George, to make it easier to control OpenMP threads, Intel introduced several environment variables.

By default, environment variables set on the host are also passed to the coprocessor when you are running offload code. If you want to have different variables on the coprocessor than on the host, you can set the environment variable MIC_ENV_PREFIX to some value (most people just use MIC) then precede all the environment variable you want sent to the coprocessor during offload with 'MIC_'.

KMP_PLACE_THREADS lets you specify the number of coprocessor cores to use and the number of threads per core (e.g. KMP_PLACE_THREADS=24c,3t says use 24 cores with 3 threads per core for a total of 72 threads. KMP_AFFINITY lets you specify how those threads are distributed, in order or round robin (e.g. KMP_AFFINITY=compact says, for the 3 thread per core example, that you get threads 0,1,2 on the first core, 3,4,5 on the second core and so on; KMP_AFFINITY=scatter says, for the 24 core example, that you get threads 0,24,48 on the first core and so on.

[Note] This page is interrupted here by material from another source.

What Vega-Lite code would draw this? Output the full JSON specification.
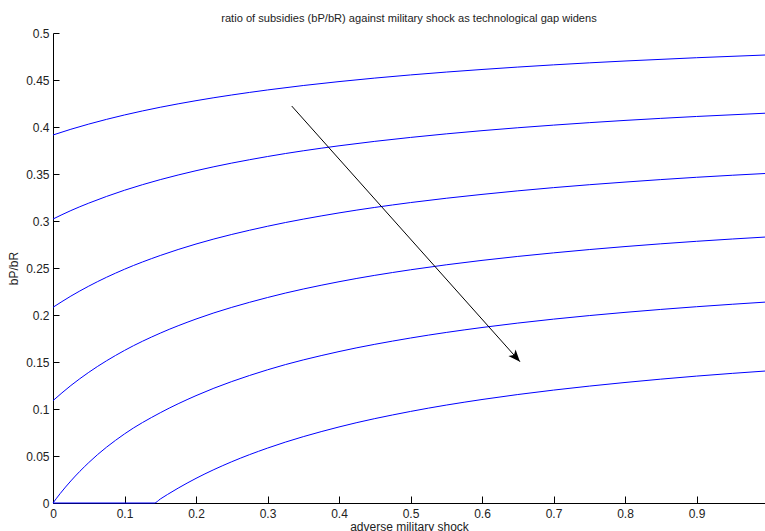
{
  "$schema": "https://vega.github.io/schema/vega-lite/v6.json",
  "width": 712,
  "height": 470,
  "autosize": {"type": "none"},
  "padding": {"left": 53, "top": 33, "right": 0, "bottom": 28},
  "background": "white",
  "config": {
    "view": {"stroke": null},
    "font": "Liberation Sans",
    "axis": {
      "grid": false,
      "domainColor": "#000000",
      "domainWidth": 1,
      "tickColor": "#000000",
      "tickWidth": 1,
      "labelColor": "#222222",
      "labelFont": "Liberation Sans",
      "labelFontSize": 12,
      "labelFlush": false,
      "labelOverlap": false,
      "titleFont": "Liberation Sans",
      "titleFontSize": 12,
      "titleFontWeight": "normal",
      "titleColor": "#222222",
      "zindex": 0
    }
  },
  "title": {
    "text": "ratio of subsidies (bP/bR) against military shock as technological gap widens",
    "font": "Liberation Sans",
    "fontSize": 11.1,
    "fontWeight": "normal",
    "color": "#222222",
    "anchor": "middle",
    "frame": "group",
    "baseline": "alphabetic",
    "offset": -6
  },
  "datasets": {
    "curves": [
      {"s": 1, "x": 0, "y": 0.3915}, {"s": 1, "x": 0.025, "y": 0.3976}, {"s": 1, "x": 0.05, "y": 0.4031}, {"s": 1, "x": 0.1, "y": 0.4128}, {"s": 1, "x": 0.15, "y": 0.4210}, {"s": 1, "x": 0.2, "y": 0.4280}, {"s": 1, "x": 0.3, "y": 0.4394}, {"s": 1, "x": 0.4, "y": 0.4483}, {"s": 1, "x": 0.5, "y": 0.4554}, {"s": 1, "x": 0.6, "y": 0.4612}, {"s": 1, "x": 0.7, "y": 0.4661}, {"s": 1, "x": 0.8, "y": 0.4702}, {"s": 1, "x": 0.9, "y": 0.4737}, {"s": 1, "x": 1.0, "y": 0.4767},
      {"s": 2, "x": 0, "y": 0.3021}, {"s": 2, "x": 0.025, "y": 0.3111}, {"s": 2, "x": 0.05, "y": 0.3190}, {"s": 2, "x": 0.1, "y": 0.3327}, {"s": 2, "x": 0.15, "y": 0.3440}, {"s": 2, "x": 0.2, "y": 0.3535}, {"s": 2, "x": 0.3, "y": 0.3686}, {"s": 2, "x": 0.4, "y": 0.3800}, {"s": 2, "x": 0.5, "y": 0.3889}, {"s": 2, "x": 0.6, "y": 0.3961}, {"s": 2, "x": 0.7, "y": 0.4020}, {"s": 2, "x": 0.8, "y": 0.4070}, {"s": 2, "x": 0.9, "y": 0.4112}, {"s": 2, "x": 1.0, "y": 0.4148},
      {"s": 3, "x": 0, "y": 0.2082}, {"s": 3, "x": 0.025, "y": 0.2201}, {"s": 3, "x": 0.05, "y": 0.2307}, {"s": 3, "x": 0.1, "y": 0.2487}, {"s": 3, "x": 0.15, "y": 0.2633}, {"s": 3, "x": 0.2, "y": 0.2755}, {"s": 3, "x": 0.3, "y": 0.2944}, {"s": 3, "x": 0.4, "y": 0.3086}, {"s": 3, "x": 0.5, "y": 0.3196}, {"s": 3, "x": 0.6, "y": 0.3283}, {"s": 3, "x": 0.7, "y": 0.3355}, {"s": 3, "x": 0.8, "y": 0.3414}, {"s": 3, "x": 0.9, "y": 0.3465}, {"s": 3, "x": 1.0, "y": 0.3507},
      {"s": 4, "x": 0, "y": 0.1089}, {"s": 4, "x": 0.025, "y": 0.1250}, {"s": 4, "x": 0.05, "y": 0.1390}, {"s": 4, "x": 0.1, "y": 0.1623}, {"s": 4, "x": 0.15, "y": 0.1807}, {"s": 4, "x": 0.2, "y": 0.1957}, {"s": 4, "x": 0.3, "y": 0.2186}, {"s": 4, "x": 0.4, "y": 0.2354}, {"s": 4, "x": 0.5, "y": 0.2481}, {"s": 4, "x": 0.6, "y": 0.2581}, {"s": 4, "x": 0.7, "y": 0.2661}, {"s": 4, "x": 0.8, "y": 0.2728}, {"s": 4, "x": 0.9, "y": 0.2784}, {"s": 4, "x": 1.0, "y": 0.2831},
      {"s": 5, "x": 0, "y": 0}, {"s": 5, "x": 0.01, "y": 0.0100}, {"s": 5, "x": 0.025, "y": 0.0235}, {"s": 5, "x": 0.05, "y": 0.0430}, {"s": 5, "x": 0.1, "y": 0.0735}, {"s": 5, "x": 0.15, "y": 0.0960}, {"s": 5, "x": 0.2, "y": 0.1142}, {"s": 5, "x": 0.3, "y": 0.1417}, {"s": 5, "x": 0.4, "y": 0.1611}, {"s": 5, "x": 0.5, "y": 0.1755}, {"s": 5, "x": 0.6, "y": 0.1867}, {"s": 5, "x": 0.7, "y": 0.1956}, {"s": 5, "x": 0.8, "y": 0.2028}, {"s": 5, "x": 0.9, "y": 0.2088}, {"s": 5, "x": 1.0, "y": 0.2139},
      {"s": 6, "x": 0, "y": 0}, {"s": 6, "x": 0.1417, "y": 0}, {"s": 6, "x": 0.15, "y": 0.0042}, {"s": 6, "x": 0.16, "y": 0.009}, {"s": 6, "x": 0.175, "y": 0.0158}, {"s": 6, "x": 0.2, "y": 0.0262}, {"s": 6, "x": 0.25, "y": 0.0439}, {"s": 6, "x": 0.3, "y": 0.0584}, {"s": 6, "x": 0.4, "y": 0.0809}, {"s": 6, "x": 0.5, "y": 0.0974}, {"s": 6, "x": 0.6, "y": 0.1101}, {"s": 6, "x": 0.7, "y": 0.1201}, {"s": 6, "x": 0.8, "y": 0.1282}, {"s": 6, "x": 0.9, "y": 0.1350}, {"s": 6, "x": 1.0, "y": 0.1406}
    ],
    "arrow": [
      {"x": 0.3339, "y": 0.4223, "x2": 0.6531, "y2": 0.1503}
    ]
  },
  "layer": [
    {
      "data": {"name": "curves"},
      "mark": {"type": "line", "color": "#0000ff", "strokeWidth": 1, "interpolate": "monotone", "clip": false},
      "encoding": {
        "x": {
          "field": "x", "type": "quantitative",
          "scale": {"domain": [0, 0.9958], "nice": false, "zero": false},
          "axis": {
            "title": "adverse military shock",
            "values": [0, 0.1, 0.2, 0.3, 0.4, 0.5, 0.6, 0.7, 0.8, 0.9],
            "format": "~g",
            "tickSize": -7,
            "labelPadding": 12,
            "titlePadding": 2
          }
        },
        "y": {
          "field": "y", "type": "quantitative",
          "scale": {"domain": [0, 0.5], "nice": false},
          "axis": {
            "title": "bP/bR",
            "values": [0, 0.05, 0.1, 0.15, 0.2, 0.25, 0.3, 0.35, 0.4, 0.45, 0.5],
            "format": "~g",
            "tickSize": -6,
            "labelPadding": 10,
            "titlePadding": 5
          }
        },
        "detail": {"field": "s", "type": "nominal"}
      }
    },
    {
      "data": {"name": "arrow"},
      "mark": {"type": "rule", "color": "#000000", "strokeWidth": 1},
      "encoding": {
        "x": {"field": "x", "type": "quantitative"},
        "y": {"field": "y", "type": "quantitative"},
        "x2": {"field": "x2"},
        "y2": {"field": "y2"}
      }
    },
    {
      "data": {"name": "arrow"},
      "mark": {"type": "point", "shape": "M0,0 L0.4,1 L0,0.75 L-0.4,1 Z", "filled": true, "color": "#000000", "opacity": 1, "size": 576, "angle": 138.3},
      "encoding": {
        "x": {"field": "x2", "type": "quantitative"},
        "y": {"field": "y2", "type": "quantitative"}
      }
    }
  ]
}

Or you can use the standard OpenMP environment variables like OMP_NUM_THREADS. Same rules about MIC_ENV_PREFIX apply.

Or you can use the standard OpenMP functions and directives, like omp_set_num_threads, provided they are executed within the offload region.

George · ‎04-03-2015

Ok , thank you very much!

I found that I had to export both :

MIC_OMP_NUM_THREADS

and

OMP_NUM_THREADS

to work!

timing is different each time